--- START ---
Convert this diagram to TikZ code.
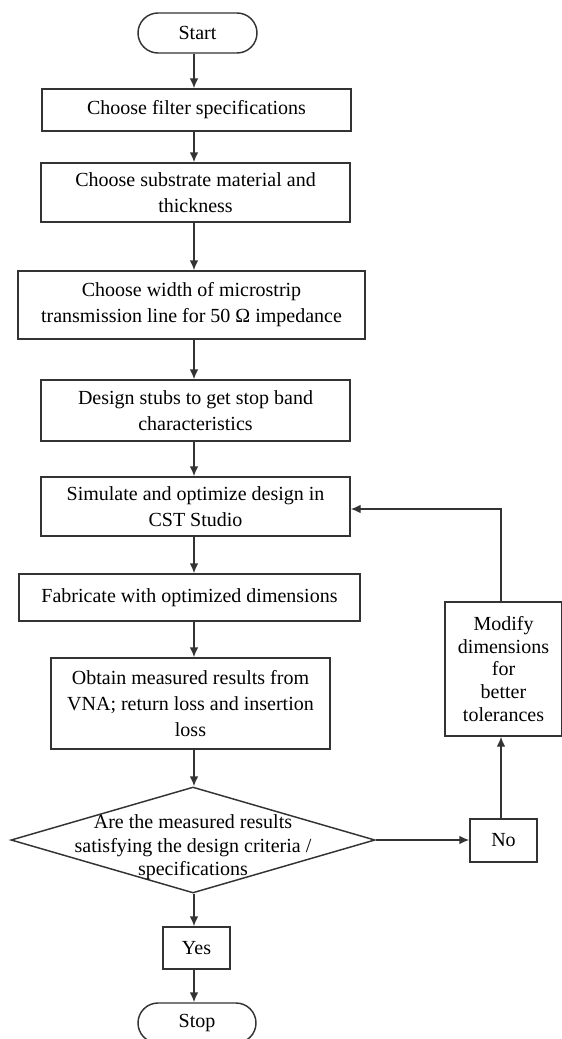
\documentclass[tikz,border=0pt]{standalone}
\usepackage{fontspec}
\setmainfont{Liberation Serif}
\usepackage{tikz}
\usetikzlibrary{arrows.meta,positioning,calc,shapes.geometric}

\tikzset{
    flowline/.style={draw=black!80, line width=1.1pt},
    flowarrow/.style={flowline, -{Latex[length=7.5pt,width=6.5pt]}},
    terminal/.style={flowline, rectangle, rounded corners=15pt, inner sep=0pt, align=center},
    stepbox/.style={flowline, rectangle, inner sep=0pt, align=center},
    decision/.style={flowline, diamond, inner sep=0pt}
}

\begin{document}
\begin{tikzpicture}[x=0.75pt, y=-0.75pt, font=\fontsize{15}{19.5}\selectfont]
        \useasboundingbox (0,0) rectangle (561,1039);

        % Main column
        \node[terminal, minimum width=89.25pt, minimum height=30pt] (start) at (197.5,33) {Start};
        \node[stepbox, minimum width=231.75pt, minimum height=31.5pt] (filter) at (196.5,110) {Choose filter specifications};
        \node[stepbox, minimum width=231.75pt, minimum height=44.25pt] (substrate) at (195.5,192.5) {Choose substrate material and\\thickness};
        \node[stepbox, minimum width=260.25pt, minimum height=51pt] (linewidth) at (191.5,305) {Choose width of microstrip\\transmission line for 50 Ω impedance};
        \node[stepbox, minimum width=231.75pt, minimum height=45.75pt] (stubs) at (195.5,410.5) {Design stubs to get stop band\\characteristics};
        \node[stepbox, minimum width=231.75pt, minimum height=44.25pt] (simulate) at (195.5,506.5) {Simulate and optimize design in\\CST Studio};
        \node[stepbox, minimum width=255.75pt, minimum height=35.25pt] (fabricate) at (189.5,597.5) {Fabricate with optimized dimensions};
        \node[stepbox, minimum width=209.25pt, minimum height=68.25pt] (measure) at (190.5,703.5) {Obtain measured results from\\VNA; return loss and insertion\\loss};

        % Decision
        \node[decision, minimum width=273pt, minimum height=79.5pt,
              label={[align=center, font=\fontsize{15}{17.5}\selectfont, yshift=-5.5pt]center:{Are the measured results\\satisfying the design criteria /\\specifications}}] (check) at (193,840) {};
        \node[stepbox, minimum width=50.25pt, minimum height=31.5pt] (yes) at (196.5,948) {Yes};
        \node[terminal, minimum width=88.5pt, minimum height=30pt] (stop) at (197,1023) {Stop};

        % Loop back
        \node[stepbox, minimum width=50.25pt, minimum height=32.25pt] (no) at (503.5,840.5) {No};
        \node[stepbox, minimum width=87.75pt, minimum height=100.5pt, font=\fontsize{15}{17}\selectfont] (modify) at (503.5,669) {Modify\\dimensions\\for\\better\\tolerances};

        % Columns for the vertical arrows
        \coordinate (maincol) at (194,0);
        \coordinate (loopcol) at (501,0);

        % Arrows down the main column
        \draw[flowarrow] (start.south -| maincol) -- (filter.north -| maincol);
        \draw[flowarrow] (filter.south -| maincol) -- (substrate.north -| maincol);
        \draw[flowarrow] (substrate.south -| maincol) -- (linewidth.north -| maincol);
        \draw[flowarrow] (linewidth.south -| maincol) -- (stubs.north -| maincol);
        \draw[flowarrow] (stubs.south -| maincol) -- (simulate.north -| maincol);
        \draw[flowarrow] (simulate.south -| maincol) -- (fabricate.north -| maincol);
        \draw[flowarrow] (fabricate.south -| maincol) -- (measure.north -| maincol);
        \draw[flowarrow] (measure.south -| maincol) -- (check.north -| maincol);
        \draw[flowarrow] (check.south -| maincol) -- (yes.north -| maincol);
        \draw[flowarrow] (yes.south -| maincol) -- (stop.north -| maincol);

        % Arrows of the loop
        \draw[flowarrow] (check.east) -- (no.west |- check.east);
        \draw[flowarrow] (no.north -| loopcol) -- (modify.south -| loopcol);
        \draw[flowarrow] (modify.north -| loopcol) |- ($(simulate.east)+(0,2.5)$);
\end{tikzpicture}
\end{document}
--- END ---
DIRECTIONS FOR THIS TASK.
Take the material above from its first line through the line holding "(0,0) rectangle (561,1039);" and set it down exactly, without the pictures.

SOLUTION TO THIS TASK.
Convert this diagram to TikZ code.
\documentclass[tikz,border=0pt]{standalone}
\usepackage{fontspec}
\setmainfont{Liberation Serif}
\usepackage{tikz}
\usetikzlibrary{arrows.meta,positioning,calc,shapes.geometric}

\tikzset{
    flowline/.style={draw=black!80, line width=1.1pt},
    flowarrow/.style={flowline, -{Latex[length=7.5pt,width=6.5pt]}},
    terminal/.style={flowline, rectangle, rounded corners=15pt, inner sep=0pt, align=center},
    stepbox/.style={flowline, rectangle, inner sep=0pt, align=center},
    decision/.style={flowline, diamond, inner sep=0pt}
}

\begin{document}
\begin{tikzpicture}[x=0.75pt, y=-0.75pt, font=\fontsize{15}{19.5}\selectfont]
        \useasboundingbox (0,0) rectangle (561,1039);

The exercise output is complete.